- TASK TO COMPLETE
Reproduce exactly the lines starting at the line that contains "Reproduce this chart with matplotlib." and ending at the line that contains "plt.rcParams['font.family'] = ['Noto". Omit pictures.

- SUPPLIED MATERIAL
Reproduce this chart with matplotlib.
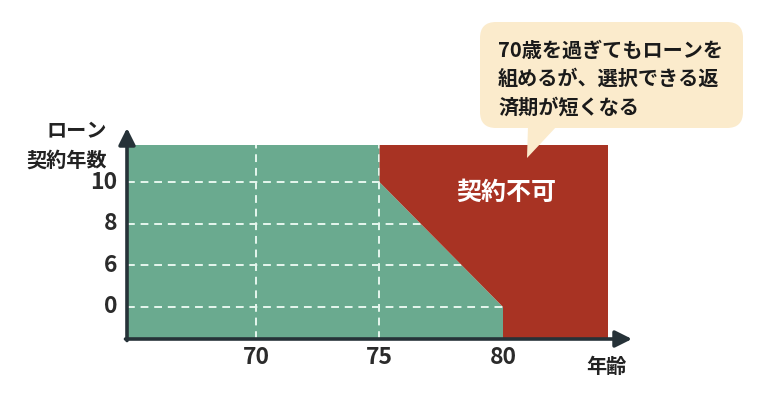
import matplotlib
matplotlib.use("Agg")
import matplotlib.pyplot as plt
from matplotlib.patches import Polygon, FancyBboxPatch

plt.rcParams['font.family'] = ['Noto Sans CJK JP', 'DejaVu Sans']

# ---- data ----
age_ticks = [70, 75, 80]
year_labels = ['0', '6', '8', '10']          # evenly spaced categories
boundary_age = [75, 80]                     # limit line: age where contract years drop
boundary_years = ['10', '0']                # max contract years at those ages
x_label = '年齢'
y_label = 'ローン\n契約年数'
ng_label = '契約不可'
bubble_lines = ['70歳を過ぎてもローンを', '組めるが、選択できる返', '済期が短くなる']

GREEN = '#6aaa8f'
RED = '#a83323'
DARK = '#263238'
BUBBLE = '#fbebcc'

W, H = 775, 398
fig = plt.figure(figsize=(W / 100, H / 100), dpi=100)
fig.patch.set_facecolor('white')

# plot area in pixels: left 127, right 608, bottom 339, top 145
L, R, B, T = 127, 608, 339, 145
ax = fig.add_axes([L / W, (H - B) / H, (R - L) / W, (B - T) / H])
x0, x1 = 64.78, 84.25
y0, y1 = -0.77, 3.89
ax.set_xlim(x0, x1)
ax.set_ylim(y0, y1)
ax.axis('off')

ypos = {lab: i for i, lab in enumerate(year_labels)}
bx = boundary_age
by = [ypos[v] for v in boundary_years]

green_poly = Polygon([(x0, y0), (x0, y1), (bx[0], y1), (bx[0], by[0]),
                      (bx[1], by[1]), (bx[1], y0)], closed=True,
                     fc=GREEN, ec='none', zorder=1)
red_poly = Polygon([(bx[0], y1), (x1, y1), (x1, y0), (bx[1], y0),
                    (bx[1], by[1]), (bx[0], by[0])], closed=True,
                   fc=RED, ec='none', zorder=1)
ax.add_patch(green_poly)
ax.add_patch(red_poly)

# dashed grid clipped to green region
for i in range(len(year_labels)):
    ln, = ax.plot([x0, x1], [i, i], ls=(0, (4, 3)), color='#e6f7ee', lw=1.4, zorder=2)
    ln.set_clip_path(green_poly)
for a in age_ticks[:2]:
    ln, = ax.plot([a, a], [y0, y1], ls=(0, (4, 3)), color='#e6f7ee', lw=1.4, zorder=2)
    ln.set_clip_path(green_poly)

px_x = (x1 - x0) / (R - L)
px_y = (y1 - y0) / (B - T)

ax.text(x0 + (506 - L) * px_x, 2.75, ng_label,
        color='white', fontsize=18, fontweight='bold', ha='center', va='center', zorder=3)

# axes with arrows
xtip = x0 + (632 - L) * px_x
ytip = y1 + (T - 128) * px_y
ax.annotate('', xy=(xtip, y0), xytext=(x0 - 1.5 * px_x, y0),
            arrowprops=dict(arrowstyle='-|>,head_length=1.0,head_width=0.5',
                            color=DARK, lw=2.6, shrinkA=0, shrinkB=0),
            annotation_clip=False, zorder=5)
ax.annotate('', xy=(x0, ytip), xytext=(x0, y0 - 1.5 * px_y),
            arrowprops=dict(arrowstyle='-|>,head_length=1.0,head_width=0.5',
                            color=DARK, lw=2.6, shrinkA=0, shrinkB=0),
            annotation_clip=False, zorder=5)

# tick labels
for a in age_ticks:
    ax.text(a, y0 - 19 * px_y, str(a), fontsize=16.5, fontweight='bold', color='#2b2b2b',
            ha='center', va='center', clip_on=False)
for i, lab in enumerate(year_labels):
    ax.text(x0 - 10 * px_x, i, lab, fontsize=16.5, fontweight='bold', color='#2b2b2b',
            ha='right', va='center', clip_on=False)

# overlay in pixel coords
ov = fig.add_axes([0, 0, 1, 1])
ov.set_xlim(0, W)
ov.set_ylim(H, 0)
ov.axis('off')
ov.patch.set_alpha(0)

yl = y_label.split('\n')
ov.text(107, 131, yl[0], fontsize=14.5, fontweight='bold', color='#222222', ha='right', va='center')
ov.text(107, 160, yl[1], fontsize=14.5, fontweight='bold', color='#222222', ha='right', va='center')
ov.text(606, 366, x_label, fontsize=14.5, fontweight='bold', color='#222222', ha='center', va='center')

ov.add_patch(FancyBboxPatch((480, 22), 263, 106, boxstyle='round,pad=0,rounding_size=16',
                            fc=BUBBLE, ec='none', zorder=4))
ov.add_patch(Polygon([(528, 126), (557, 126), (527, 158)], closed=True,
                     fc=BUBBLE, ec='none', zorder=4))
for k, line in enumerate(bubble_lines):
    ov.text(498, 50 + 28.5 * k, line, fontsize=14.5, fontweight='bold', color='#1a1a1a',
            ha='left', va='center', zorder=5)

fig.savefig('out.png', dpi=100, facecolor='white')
* * *
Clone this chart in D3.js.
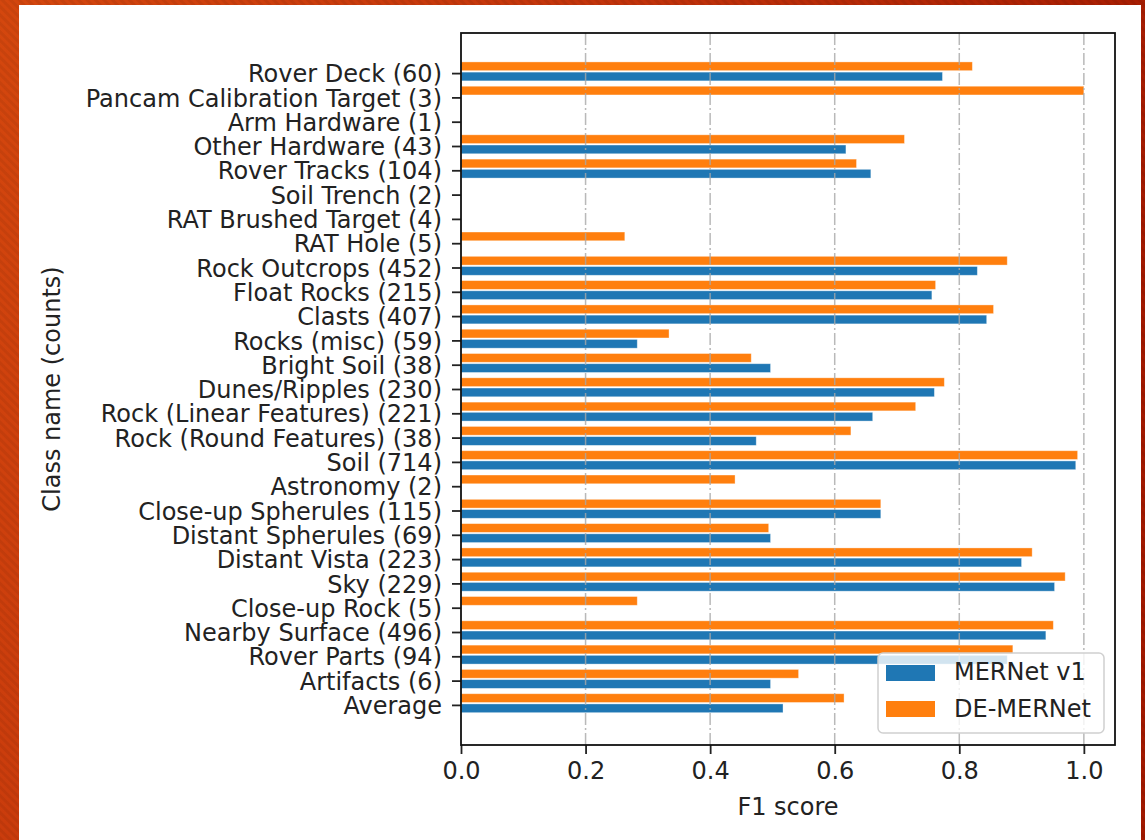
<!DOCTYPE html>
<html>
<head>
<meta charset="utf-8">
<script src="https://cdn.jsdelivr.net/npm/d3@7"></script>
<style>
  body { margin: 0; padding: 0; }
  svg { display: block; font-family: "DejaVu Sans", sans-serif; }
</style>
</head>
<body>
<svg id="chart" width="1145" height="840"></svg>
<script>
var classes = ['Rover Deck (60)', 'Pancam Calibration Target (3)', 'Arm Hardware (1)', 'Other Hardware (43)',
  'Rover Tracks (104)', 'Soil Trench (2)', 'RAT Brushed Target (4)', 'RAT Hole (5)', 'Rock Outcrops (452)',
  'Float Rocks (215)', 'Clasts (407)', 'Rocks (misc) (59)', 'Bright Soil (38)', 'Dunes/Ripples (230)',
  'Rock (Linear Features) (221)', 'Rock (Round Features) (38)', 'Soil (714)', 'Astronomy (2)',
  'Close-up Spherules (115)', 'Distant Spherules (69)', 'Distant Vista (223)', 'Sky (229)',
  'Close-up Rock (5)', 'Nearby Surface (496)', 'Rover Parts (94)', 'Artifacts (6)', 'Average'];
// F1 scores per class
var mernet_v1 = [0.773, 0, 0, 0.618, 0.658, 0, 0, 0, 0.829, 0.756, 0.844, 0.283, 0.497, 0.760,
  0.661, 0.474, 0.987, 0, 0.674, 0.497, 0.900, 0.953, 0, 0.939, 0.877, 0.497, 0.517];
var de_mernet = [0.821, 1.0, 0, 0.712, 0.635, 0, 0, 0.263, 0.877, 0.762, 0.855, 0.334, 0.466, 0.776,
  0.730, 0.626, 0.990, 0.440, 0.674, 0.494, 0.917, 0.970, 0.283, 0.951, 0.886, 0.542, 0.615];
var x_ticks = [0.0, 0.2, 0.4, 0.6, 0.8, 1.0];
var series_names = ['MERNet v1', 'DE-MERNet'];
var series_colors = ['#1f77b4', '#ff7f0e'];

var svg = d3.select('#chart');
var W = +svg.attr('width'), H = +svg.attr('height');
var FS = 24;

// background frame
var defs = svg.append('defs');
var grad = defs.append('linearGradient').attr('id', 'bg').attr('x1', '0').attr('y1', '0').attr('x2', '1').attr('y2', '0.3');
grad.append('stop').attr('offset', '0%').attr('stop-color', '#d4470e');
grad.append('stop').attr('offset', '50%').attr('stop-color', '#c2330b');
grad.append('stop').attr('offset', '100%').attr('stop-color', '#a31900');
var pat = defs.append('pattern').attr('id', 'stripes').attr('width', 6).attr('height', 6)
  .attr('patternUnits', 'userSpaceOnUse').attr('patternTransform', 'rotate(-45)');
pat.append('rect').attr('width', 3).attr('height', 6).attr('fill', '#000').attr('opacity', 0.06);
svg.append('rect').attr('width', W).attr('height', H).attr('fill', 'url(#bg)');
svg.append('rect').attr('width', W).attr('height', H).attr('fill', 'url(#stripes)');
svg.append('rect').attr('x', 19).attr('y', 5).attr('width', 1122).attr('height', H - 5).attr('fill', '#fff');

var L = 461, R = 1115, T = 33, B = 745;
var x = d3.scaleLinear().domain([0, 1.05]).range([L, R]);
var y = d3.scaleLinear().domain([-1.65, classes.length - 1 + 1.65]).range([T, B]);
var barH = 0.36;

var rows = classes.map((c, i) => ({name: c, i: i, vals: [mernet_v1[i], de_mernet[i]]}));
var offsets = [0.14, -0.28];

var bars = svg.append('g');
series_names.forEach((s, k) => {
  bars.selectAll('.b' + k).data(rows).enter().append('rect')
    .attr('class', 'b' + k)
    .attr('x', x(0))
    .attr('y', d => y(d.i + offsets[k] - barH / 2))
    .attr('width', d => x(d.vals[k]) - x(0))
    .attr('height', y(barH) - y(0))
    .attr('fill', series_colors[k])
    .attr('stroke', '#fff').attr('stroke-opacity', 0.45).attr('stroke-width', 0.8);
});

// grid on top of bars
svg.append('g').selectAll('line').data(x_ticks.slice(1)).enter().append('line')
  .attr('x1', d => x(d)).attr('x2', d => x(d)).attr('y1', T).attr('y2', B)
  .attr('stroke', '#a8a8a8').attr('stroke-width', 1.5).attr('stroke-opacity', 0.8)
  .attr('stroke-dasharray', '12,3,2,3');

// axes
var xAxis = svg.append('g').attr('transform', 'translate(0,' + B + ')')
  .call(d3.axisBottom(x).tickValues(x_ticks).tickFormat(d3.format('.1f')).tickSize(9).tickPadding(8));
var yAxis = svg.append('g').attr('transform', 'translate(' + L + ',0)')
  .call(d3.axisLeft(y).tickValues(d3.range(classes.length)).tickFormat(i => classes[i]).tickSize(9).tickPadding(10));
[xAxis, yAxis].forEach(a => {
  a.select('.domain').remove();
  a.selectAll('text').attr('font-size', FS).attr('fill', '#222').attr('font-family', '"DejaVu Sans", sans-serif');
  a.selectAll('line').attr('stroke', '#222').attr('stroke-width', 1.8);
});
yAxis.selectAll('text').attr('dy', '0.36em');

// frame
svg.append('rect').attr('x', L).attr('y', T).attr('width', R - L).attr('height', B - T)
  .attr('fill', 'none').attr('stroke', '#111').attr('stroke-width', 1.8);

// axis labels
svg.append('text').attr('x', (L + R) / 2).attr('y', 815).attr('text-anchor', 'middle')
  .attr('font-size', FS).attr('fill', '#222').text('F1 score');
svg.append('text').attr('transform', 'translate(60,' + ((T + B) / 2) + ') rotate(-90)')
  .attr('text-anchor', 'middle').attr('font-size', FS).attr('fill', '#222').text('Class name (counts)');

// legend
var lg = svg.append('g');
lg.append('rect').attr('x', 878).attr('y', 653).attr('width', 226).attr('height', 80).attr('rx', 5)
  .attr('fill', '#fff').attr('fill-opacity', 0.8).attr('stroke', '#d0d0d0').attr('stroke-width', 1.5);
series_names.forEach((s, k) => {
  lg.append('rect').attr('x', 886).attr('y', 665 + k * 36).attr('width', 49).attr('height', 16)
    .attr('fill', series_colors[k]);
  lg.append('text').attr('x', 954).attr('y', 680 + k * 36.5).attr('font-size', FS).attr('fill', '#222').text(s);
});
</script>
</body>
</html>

- SOLUTION BELOW
Reproduce this chart with matplotlib.
import matplotlib
matplotlib.use("Agg")
import matplotlib.pyplot as plt
from matplotlib.patches import Polygon, FancyBboxPatch

plt.rcParams['font.family'] = ['Noto Sans CJK JP', 'DejaVu Sans']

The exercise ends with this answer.